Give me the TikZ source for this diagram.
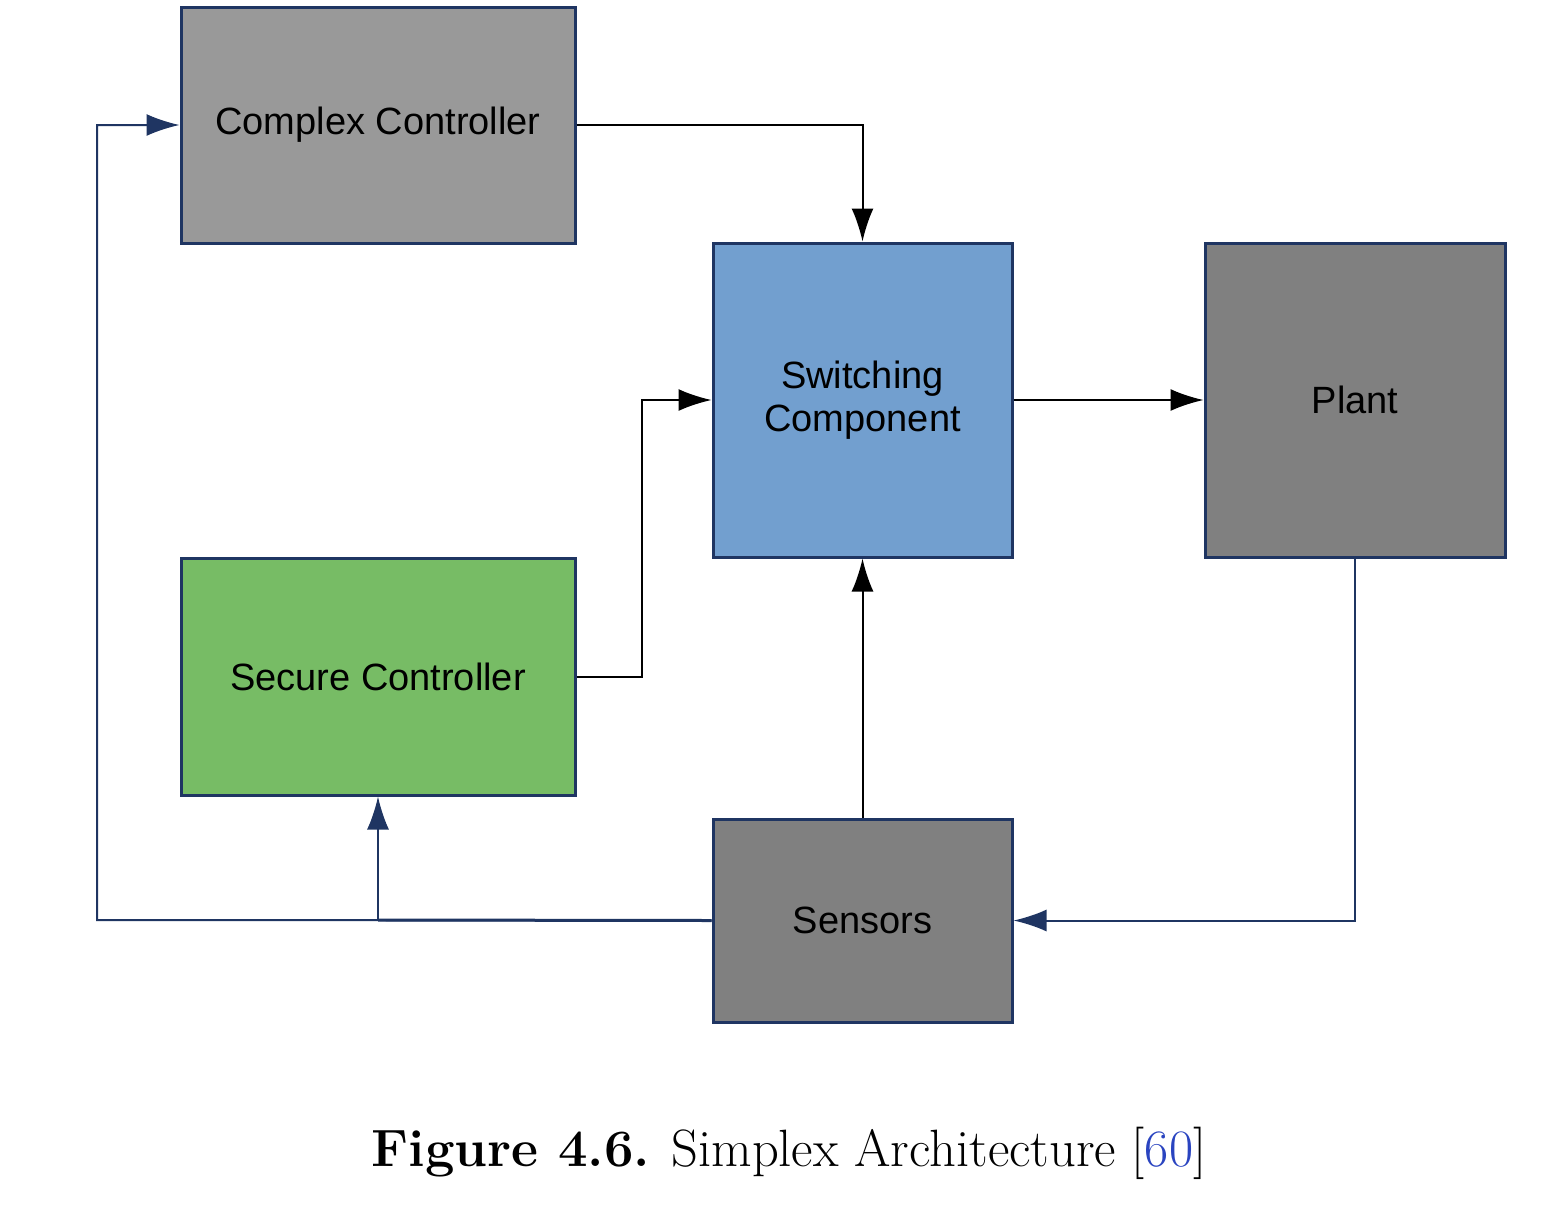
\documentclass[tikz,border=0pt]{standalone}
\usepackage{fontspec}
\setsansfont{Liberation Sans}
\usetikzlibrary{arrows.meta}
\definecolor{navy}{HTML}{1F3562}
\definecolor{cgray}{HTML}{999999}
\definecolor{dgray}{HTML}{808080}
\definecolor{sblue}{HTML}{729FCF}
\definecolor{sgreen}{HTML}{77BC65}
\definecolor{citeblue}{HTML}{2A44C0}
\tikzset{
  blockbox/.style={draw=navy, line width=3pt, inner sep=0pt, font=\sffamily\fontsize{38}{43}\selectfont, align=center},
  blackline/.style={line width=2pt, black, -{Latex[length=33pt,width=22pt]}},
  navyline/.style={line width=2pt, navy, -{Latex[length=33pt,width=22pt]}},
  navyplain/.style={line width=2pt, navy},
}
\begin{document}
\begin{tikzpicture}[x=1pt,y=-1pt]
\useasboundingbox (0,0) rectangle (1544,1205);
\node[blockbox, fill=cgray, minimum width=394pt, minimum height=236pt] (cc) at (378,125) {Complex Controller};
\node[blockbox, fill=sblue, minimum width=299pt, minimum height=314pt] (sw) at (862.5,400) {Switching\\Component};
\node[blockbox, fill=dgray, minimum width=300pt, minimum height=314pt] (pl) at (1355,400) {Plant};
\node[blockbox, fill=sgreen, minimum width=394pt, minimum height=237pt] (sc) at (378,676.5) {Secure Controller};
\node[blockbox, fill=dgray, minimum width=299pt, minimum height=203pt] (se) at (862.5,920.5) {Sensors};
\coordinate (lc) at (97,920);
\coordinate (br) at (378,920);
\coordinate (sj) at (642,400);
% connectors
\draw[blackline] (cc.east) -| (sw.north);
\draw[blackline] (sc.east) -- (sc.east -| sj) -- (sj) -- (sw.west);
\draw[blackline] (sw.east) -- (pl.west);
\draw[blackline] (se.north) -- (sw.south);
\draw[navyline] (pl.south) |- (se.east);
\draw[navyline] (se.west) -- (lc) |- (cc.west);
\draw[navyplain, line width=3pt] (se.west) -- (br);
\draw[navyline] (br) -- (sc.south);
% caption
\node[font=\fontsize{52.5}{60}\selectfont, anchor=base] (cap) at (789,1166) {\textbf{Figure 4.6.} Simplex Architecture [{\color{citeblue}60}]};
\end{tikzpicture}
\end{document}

┄┄┄┄┄┄

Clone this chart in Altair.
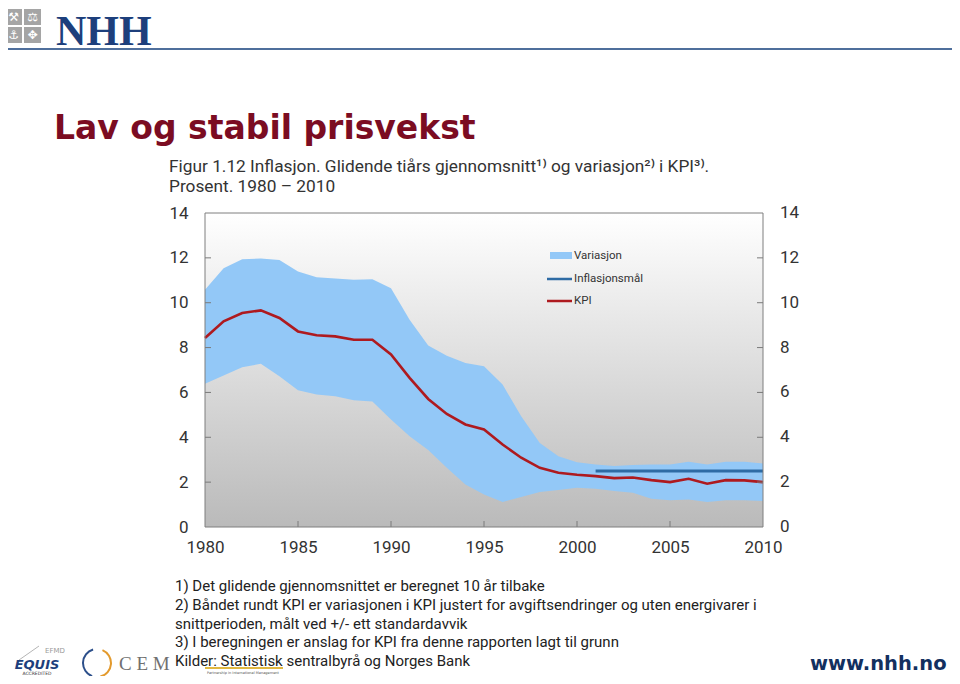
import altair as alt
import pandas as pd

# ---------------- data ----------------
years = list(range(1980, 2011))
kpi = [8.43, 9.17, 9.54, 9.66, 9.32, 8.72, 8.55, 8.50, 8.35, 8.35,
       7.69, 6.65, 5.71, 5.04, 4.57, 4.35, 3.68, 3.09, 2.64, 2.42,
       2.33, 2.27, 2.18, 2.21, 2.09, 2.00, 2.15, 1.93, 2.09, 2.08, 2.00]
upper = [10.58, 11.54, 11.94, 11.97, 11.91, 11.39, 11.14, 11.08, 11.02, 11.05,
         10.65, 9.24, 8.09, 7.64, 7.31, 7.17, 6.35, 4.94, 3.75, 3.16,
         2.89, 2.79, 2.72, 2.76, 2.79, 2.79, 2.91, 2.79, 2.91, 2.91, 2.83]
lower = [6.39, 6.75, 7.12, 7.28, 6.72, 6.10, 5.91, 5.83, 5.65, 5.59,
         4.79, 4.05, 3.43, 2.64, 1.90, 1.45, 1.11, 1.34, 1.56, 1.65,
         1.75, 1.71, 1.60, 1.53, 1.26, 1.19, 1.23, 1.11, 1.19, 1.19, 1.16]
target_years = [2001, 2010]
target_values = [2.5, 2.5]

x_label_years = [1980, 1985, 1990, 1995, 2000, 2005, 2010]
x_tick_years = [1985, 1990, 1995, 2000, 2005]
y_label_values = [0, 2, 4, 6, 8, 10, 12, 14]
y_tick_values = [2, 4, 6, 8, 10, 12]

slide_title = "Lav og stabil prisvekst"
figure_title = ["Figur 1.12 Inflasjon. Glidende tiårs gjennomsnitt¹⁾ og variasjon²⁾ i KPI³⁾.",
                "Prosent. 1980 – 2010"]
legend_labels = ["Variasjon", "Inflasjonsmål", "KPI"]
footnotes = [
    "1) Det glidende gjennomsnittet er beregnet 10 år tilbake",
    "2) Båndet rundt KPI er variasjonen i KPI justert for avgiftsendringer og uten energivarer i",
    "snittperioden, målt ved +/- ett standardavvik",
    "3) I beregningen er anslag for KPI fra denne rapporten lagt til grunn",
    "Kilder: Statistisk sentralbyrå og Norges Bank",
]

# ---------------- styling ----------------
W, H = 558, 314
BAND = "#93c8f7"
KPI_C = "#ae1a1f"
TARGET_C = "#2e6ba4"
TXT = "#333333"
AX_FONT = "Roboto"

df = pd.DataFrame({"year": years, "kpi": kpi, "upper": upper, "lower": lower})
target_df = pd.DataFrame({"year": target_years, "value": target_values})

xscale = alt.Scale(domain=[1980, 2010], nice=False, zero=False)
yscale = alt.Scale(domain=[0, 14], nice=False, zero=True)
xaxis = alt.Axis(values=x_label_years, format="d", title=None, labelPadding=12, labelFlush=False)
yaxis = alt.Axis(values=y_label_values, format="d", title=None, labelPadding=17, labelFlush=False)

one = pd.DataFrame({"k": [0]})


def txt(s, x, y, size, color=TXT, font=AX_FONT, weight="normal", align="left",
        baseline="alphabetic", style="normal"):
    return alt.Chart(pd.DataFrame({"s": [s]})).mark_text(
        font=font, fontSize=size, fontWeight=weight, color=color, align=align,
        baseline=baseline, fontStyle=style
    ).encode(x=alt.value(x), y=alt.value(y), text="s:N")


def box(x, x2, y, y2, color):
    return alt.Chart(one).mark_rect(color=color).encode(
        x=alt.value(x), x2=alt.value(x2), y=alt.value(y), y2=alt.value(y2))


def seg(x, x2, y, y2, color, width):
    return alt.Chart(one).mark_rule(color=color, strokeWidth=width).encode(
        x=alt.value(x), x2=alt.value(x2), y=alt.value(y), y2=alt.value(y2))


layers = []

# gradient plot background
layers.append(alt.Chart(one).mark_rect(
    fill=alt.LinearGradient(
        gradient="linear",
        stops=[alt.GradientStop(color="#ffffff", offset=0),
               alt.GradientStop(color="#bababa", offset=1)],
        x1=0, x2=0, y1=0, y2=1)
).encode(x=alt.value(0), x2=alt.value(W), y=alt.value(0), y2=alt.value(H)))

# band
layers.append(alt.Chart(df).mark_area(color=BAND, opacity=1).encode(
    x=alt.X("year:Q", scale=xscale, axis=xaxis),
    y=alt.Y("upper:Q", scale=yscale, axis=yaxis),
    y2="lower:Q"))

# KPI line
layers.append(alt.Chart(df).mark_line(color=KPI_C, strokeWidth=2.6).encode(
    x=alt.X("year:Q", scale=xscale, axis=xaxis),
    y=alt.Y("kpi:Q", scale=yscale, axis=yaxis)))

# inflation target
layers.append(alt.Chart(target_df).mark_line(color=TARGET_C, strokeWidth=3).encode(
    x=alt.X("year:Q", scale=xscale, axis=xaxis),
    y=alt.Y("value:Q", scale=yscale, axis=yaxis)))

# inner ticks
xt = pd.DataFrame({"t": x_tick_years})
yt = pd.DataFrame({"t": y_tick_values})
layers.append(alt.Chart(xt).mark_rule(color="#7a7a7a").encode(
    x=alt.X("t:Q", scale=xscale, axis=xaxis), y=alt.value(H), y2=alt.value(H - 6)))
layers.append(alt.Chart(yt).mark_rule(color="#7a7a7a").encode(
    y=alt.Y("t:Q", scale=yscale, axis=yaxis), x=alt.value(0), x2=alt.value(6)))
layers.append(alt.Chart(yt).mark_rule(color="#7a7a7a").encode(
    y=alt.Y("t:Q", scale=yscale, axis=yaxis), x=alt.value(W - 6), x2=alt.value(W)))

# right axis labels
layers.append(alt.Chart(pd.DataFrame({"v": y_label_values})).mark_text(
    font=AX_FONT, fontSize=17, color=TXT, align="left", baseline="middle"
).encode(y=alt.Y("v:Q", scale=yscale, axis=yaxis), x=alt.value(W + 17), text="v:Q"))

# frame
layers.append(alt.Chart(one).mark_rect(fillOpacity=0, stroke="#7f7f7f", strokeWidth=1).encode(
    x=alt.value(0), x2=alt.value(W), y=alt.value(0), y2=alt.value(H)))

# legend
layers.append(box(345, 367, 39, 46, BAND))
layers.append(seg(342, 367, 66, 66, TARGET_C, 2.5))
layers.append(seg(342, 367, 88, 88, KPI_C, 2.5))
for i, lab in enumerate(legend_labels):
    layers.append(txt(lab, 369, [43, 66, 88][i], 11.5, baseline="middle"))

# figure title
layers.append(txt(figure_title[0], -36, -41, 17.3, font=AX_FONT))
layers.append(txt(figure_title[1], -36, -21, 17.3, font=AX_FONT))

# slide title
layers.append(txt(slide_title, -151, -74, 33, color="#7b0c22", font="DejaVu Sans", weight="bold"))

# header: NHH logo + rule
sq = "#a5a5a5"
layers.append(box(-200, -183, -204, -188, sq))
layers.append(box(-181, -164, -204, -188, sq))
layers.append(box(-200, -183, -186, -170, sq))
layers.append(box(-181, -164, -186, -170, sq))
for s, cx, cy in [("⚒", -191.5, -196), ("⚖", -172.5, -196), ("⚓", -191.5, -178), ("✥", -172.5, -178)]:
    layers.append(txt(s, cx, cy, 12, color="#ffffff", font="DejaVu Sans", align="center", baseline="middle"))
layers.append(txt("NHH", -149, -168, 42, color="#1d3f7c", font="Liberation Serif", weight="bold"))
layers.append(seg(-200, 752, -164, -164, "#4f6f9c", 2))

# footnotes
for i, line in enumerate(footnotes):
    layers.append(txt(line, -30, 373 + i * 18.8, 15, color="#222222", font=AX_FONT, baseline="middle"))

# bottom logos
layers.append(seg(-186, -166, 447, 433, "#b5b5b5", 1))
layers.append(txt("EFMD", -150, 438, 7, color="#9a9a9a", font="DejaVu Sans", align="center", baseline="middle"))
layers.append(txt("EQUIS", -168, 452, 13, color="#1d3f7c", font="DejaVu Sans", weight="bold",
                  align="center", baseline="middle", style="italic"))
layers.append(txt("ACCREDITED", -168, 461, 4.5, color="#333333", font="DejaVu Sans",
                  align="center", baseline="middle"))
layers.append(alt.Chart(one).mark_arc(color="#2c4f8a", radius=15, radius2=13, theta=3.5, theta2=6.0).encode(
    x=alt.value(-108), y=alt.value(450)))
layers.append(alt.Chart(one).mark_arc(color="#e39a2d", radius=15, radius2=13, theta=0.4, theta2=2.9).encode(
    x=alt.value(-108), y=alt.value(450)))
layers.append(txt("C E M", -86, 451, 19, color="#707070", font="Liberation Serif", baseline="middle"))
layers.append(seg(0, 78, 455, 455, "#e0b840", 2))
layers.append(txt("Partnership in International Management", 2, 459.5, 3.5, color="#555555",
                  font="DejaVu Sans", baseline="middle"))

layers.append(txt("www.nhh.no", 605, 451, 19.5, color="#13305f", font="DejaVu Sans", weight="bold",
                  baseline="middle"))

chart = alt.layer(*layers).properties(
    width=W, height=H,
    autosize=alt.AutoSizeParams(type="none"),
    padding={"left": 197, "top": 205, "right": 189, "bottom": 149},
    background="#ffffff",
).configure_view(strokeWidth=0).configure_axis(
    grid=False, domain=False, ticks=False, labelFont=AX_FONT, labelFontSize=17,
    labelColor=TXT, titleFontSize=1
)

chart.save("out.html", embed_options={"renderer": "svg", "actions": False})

┄┄┄┄┄┄

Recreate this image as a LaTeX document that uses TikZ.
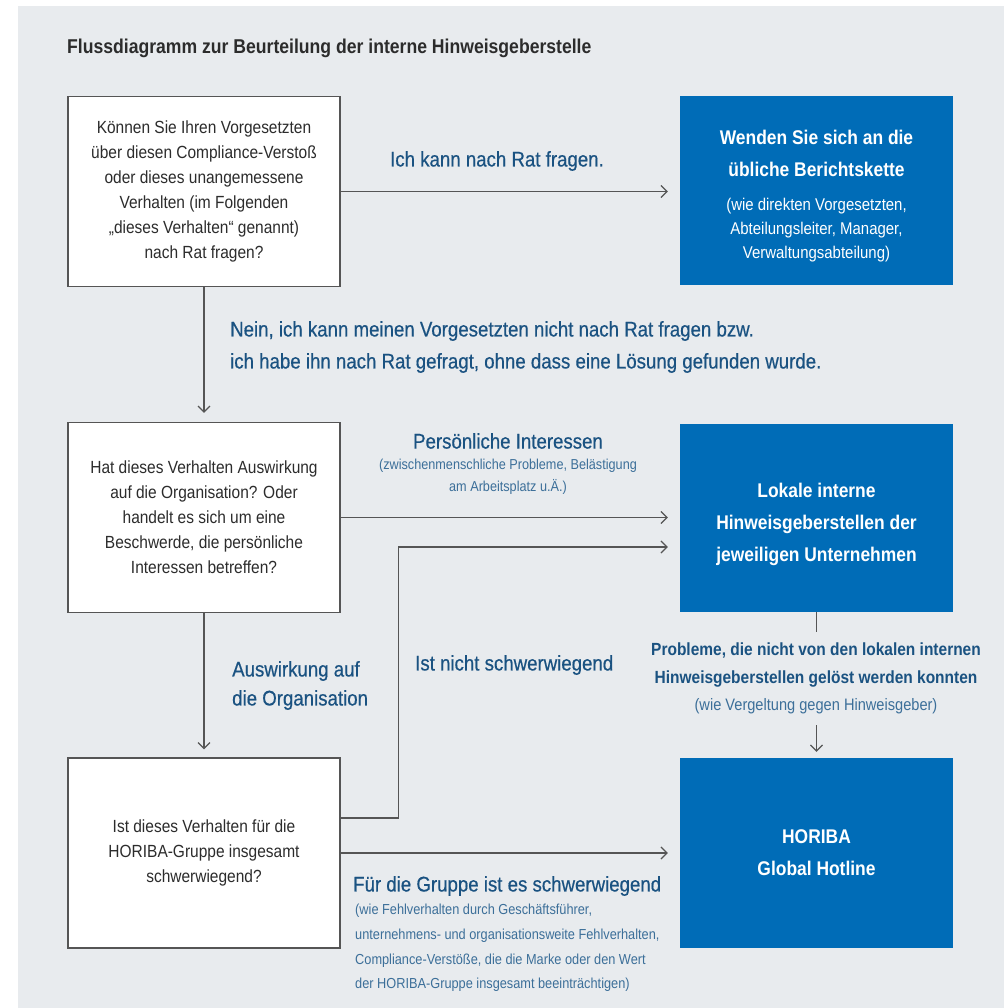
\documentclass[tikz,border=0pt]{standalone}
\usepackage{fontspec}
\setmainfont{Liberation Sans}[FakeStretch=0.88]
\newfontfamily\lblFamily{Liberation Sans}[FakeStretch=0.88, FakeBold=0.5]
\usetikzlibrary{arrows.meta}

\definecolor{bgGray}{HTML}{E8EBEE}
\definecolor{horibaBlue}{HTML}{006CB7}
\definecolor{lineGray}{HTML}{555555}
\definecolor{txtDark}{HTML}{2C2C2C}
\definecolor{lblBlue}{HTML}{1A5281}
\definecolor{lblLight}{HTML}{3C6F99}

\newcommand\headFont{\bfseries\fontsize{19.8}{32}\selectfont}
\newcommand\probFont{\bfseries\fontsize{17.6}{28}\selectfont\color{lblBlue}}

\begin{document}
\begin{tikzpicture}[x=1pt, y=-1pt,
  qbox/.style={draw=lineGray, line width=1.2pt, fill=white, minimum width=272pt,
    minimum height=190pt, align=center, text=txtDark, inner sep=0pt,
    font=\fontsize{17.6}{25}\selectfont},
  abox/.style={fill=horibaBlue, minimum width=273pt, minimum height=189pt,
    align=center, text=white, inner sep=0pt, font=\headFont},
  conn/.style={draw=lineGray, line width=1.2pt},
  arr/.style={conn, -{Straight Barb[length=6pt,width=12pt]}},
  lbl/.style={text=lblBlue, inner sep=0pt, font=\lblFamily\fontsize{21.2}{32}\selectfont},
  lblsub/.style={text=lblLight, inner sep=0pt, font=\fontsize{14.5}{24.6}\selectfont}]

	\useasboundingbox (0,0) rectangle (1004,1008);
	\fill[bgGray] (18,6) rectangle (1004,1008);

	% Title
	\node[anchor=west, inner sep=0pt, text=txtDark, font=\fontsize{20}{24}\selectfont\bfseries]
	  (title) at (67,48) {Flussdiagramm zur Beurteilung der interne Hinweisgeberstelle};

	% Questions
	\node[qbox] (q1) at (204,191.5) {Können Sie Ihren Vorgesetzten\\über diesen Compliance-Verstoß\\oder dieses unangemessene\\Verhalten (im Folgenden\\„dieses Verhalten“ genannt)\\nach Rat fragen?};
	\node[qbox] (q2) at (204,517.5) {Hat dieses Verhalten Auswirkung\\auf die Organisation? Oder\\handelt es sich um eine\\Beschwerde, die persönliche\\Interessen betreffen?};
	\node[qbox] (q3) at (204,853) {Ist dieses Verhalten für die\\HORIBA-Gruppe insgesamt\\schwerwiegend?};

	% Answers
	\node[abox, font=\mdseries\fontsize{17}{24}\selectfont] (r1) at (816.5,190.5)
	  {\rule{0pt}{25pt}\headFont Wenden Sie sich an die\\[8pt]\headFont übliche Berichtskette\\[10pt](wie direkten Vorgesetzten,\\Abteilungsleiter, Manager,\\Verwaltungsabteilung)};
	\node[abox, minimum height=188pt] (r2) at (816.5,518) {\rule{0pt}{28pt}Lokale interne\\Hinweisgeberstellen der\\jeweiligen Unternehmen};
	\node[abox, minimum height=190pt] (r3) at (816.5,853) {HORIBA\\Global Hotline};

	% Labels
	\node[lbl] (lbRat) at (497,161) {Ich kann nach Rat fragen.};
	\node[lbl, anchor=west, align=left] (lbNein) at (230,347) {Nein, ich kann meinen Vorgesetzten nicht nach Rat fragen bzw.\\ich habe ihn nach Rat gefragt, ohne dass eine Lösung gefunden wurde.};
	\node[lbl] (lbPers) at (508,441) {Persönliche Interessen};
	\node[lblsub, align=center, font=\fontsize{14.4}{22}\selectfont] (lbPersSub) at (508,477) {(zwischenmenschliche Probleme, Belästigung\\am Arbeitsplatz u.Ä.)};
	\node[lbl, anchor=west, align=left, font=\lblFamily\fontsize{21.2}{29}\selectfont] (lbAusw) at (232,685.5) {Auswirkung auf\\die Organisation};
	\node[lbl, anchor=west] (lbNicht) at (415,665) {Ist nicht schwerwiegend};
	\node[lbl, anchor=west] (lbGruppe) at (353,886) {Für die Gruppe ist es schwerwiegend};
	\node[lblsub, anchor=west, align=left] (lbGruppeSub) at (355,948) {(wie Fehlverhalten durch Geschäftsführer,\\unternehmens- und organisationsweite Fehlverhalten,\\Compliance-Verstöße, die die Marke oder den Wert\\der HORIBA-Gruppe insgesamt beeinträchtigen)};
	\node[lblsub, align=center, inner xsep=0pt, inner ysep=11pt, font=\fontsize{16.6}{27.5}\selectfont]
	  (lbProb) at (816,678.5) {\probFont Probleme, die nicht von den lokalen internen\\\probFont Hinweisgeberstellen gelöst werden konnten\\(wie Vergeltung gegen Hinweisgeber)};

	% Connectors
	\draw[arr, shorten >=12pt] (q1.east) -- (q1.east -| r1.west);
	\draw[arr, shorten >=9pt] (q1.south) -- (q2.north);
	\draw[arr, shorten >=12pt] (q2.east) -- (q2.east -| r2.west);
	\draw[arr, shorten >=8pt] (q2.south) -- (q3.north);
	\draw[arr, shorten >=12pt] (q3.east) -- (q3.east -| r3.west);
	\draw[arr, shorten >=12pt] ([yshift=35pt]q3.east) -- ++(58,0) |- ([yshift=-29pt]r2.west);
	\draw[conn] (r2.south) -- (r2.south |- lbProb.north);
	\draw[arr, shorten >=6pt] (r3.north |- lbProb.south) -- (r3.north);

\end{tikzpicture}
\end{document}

┄┄┄┄┄┄

Copy out each line that contains the word "this".

Give me the TikZ source for this diagram.
Clone this chart in Altair.
Recreate this image as a LaTeX document that uses TikZ.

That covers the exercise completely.